For many health conditions in Aotearoa New Zealand, including migraine, there is limited regular, consistent or robust data collection on prevalence of disease. This means we don’t know as much as we would like to about the number of people who have migraine, particularly the number of Māori, Pacific and Asian people with migraine or whether migraine affects more people in different locations or with different access to resources.
However, we do have estimates from the Global Burden of Disease (GBD) study. This is an international research project that draws on data from around the world to estimate and compare the prevalence, mortality and disability impact of a large range of diseases, including migraine. This gives us numbers of people with migraine in NZ by age and gender, based on projections and results from other countries where there are not good data sources in this country. Migraine is assumed to NOT cause deaths or contribute to mortality, so the burden measured is that of ‘years lived with disability’ (YLD).
The GBD study has just updated its database for 2023, and these results supersede those that came before. Although no new prevalence data for migraine were added, there was a key refinement to how YLD was calculated, which now includes an adjustment for both duration and frequency of migraine attacks. This adjustment means that the burden of migraine, measured by YLD, is now estimated to be a little more than double (2.1 times greater) in females compared to males, because females with migraine spend more time with headache than males (previous estimates were a little lower at 1.6 times greater). Another change in this version of the GBD is that they now estimate how much of the migraine burden is due to medication overuse headache – and they put this at 15%. This should be preventable and deserves more recognition.
For NZ, 733,000 people were estimated to have migraine in 2023 (453,000 females and 280,000 males), which is a little less than the 2021 estimate of 753,000. The slight decline can be attributed to the new estimate using actual Census data, rather than projections from the previous Census, which were a little optimistic in their predictions of population growth.
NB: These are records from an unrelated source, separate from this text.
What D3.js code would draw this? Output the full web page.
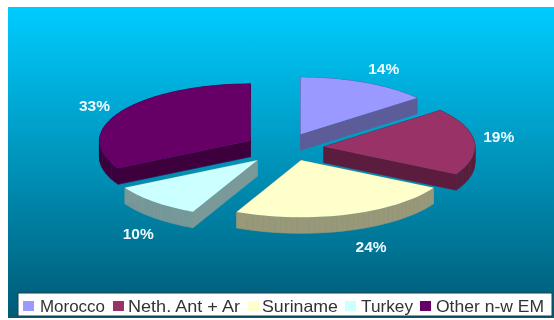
<!DOCTYPE html>
<html><head><meta charset="utf-8">
<script src="https://cdn.jsdelivr.net/npm/d3@7"></script>
<style>html,body{margin:0;padding:0;background:#fff}svg{display:block}text{font-family:"Liberation Sans",Arial,sans-serif}</style>
</head><body><div id="c"></div>
<script>
const categories = ["Morocco","Neth. Ant + Ar","Suriname","Turkey","Other n-w EM"];
const values = [14,19,24,10,33];
const topColors = ["#9999ff","#993366","#ffffcc","#ccffff","#660066"];
const sideColors = ["#5c5c99","#5c1f3d","#99997a","#7a9999","#3d003d"];
const sliceNudges = [[0,0],[1,1],[5,0],[0,3],[0,1]];
const labelOffsets = [[6,-3],[-5.5,-2],[14,7],[5,9],[0,1]];
const legendSwatchX = [23,113,248,345,420];
const legendTextX = [40,128,262,361,436];
const legendTextW = [65,112,76,52,108];
const drawOrder = [2,3,1,4,0];
const W=554,H=320, cx=284, cy=147, rx=151, ry=57, depth=16, explodeX=39, explodeY=14;

const svg=d3.select("#c").append("svg").attr("width",W).attr("height",H);
const defs=svg.append("defs");
const g=defs.append("linearGradient").attr("id","bg").attr("x1",0).attr("x2",0).attr("y1",0).attr("y2",1);
g.append("stop").attr("offset","0%").attr("stop-color","#00ccff");
g.append("stop").attr("offset","100%").attr("stop-color","#005a75");
defs.append("filter").attr("id","soft").append("feGaussianBlur").attr("stdDeviation",0.5);

const root=svg.append("g").attr("filter","url(#soft)");
root.append("rect").attr("x",8).attr("y",7).attr("width",W-8).attr("height",311).attr("fill","url(#bg)");

const arcs=d3.pie().sort(null)(values);
const line=d3.line();
const X=d3.scaleLinear().domain([-1,1]).range([-rx,rx]);
const Y=d3.scaleLinear().domain([-1,1]).range([ry,-ry]);

arcs.forEach((a,i)=>{
  const mid=(a.startAngle+a.endAngle)/2;
  a.ox=cx+explodeX*Math.sin(mid)+sliceNudges[i][0];
  a.oy=cy-explodeY*Math.cos(mid)+sliceNudges[i][1];
  a.mid=mid;
  const pts=[[a.ox,a.oy]];
  d3.range(0,41).forEach(k=>{
    const t=a.startAngle+(a.endAngle-a.startAngle)*k/40;
    pts.push([a.ox+X(Math.sin(t)),a.oy+Y(Math.cos(t))]);
  });
  a.pts=pts;
});

drawOrder.forEach(i=>{
  const a=arcs[i], s=root.append("g");
  a.pts.forEach((p,k)=>{
    const q=a.pts[(k+1)%a.pts.length];
    s.append("path").attr("d",line([p,q,[q[0],q[1]+depth],[p[0],p[1]+depth]])+"Z")
      .attr("fill",sideColors[i]).attr("stroke",sideColors[i]).attr("stroke-width",0.6);
  });
  s.append("path").attr("d",line(a.pts)+"Z").attr("fill",topColors[i]);
});

arcs.forEach((a,i)=>{
  const f=1.2;
  root.append("text")
    .attr("x",a.ox+X(Math.sin(a.mid))*f+labelOffsets[i][0])
    .attr("y",a.oy+Y(Math.cos(a.mid))*f+labelOffsets[i][1]+(Math.cos(a.mid)<0?depth:0))
    .attr("text-anchor","middle").attr("dominant-baseline","middle")
    .attr("fill","#eefaff").attr("font-weight","bold").attr("font-size",15.5)
    .text(values[i]+"%");
});

root.append("rect").attr("x",18).attr("y",293).attr("width",534).attr("height",23)
  .attr("fill","#fff").attr("stroke","#1c3f4c").attr("stroke-width",1);
categories.forEach((c,i)=>{
  root.append("rect").attr("x",legendSwatchX[i]).attr("y",301).attr("width",11).attr("height",10).attr("fill",topColors[i]);
  root.append("text").attr("x",legendTextX[i]).attr("y",311.5).attr("font-size",16.5).attr("fill","#333")
    .attr("textLength",legendTextW[i]).attr("lengthAdjust","spacingAndGlyphs").text(c);
});
</script></body></html>
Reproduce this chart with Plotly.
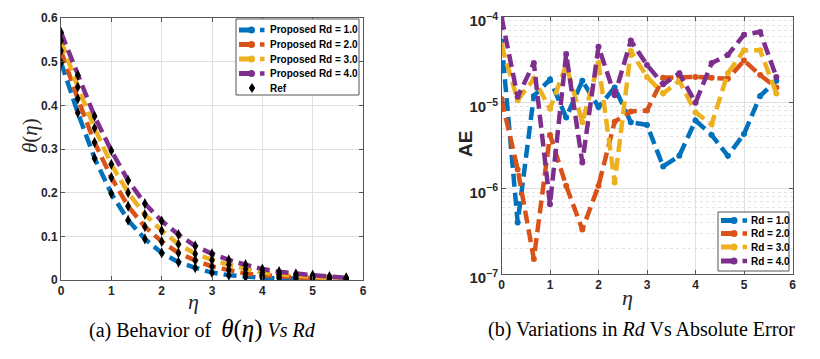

According to the GBD, the overall prevalence of migraine in NZ is 15% (18% in females and 12% in males), which is the same as the global estimate – affecting around one in every 7 people. A new analysis of prevalence data, which pooled together only studies with a standardised assessment of headache in those aged 18-65 years, estimates that one in four people (25%) experience migraine in the last year. In females, this is closer to one in three (30%). That’s a lot of migraine.
References
Global Burden of Disease Collaborative Network. Global Burden of Disease Study 2023 (GBD 2023) Results. Seattle, United States: Institute for Health Metrics and Evaluation (IHME), 2024. Available from https://vizhub.healthdata.org/gbd-results/.
Husøy, A., Steiner, T. GBD 2023: over twice the health loss from headache disorders among females compared with males, and one fifth of the loss is attributable to medication overuse. J Headache Pain 26, 227 (2025). https://doi.org/10.1186/s10194-025-02192-z
Husøy, A.K., Yu, S., Liu, R. et al. The global prevalence of headache disorders of public-health importance: a meta-analysis of population-based individual participant data from 41,614 adults from 17 countries. J Headache Pain 26, 204 (2025). https://doi.org/10.1186/s10194-025-02142-9
GBD 2023 Disease and Injury and Risk Factor Collaborators. Burden of 375 diseases and injuries, risk-attributable burden of 88 risk factors, and healthy life expectancy in 204 countries and territories, including 660 subnational locations, 1990-2023: a systematic analysis for the Global Burden of Disease Study 2023. Lancet. 2025 Oct 18;406(10513):1873-1922. doi: 10.1016/S0140-6736(25)01637-X.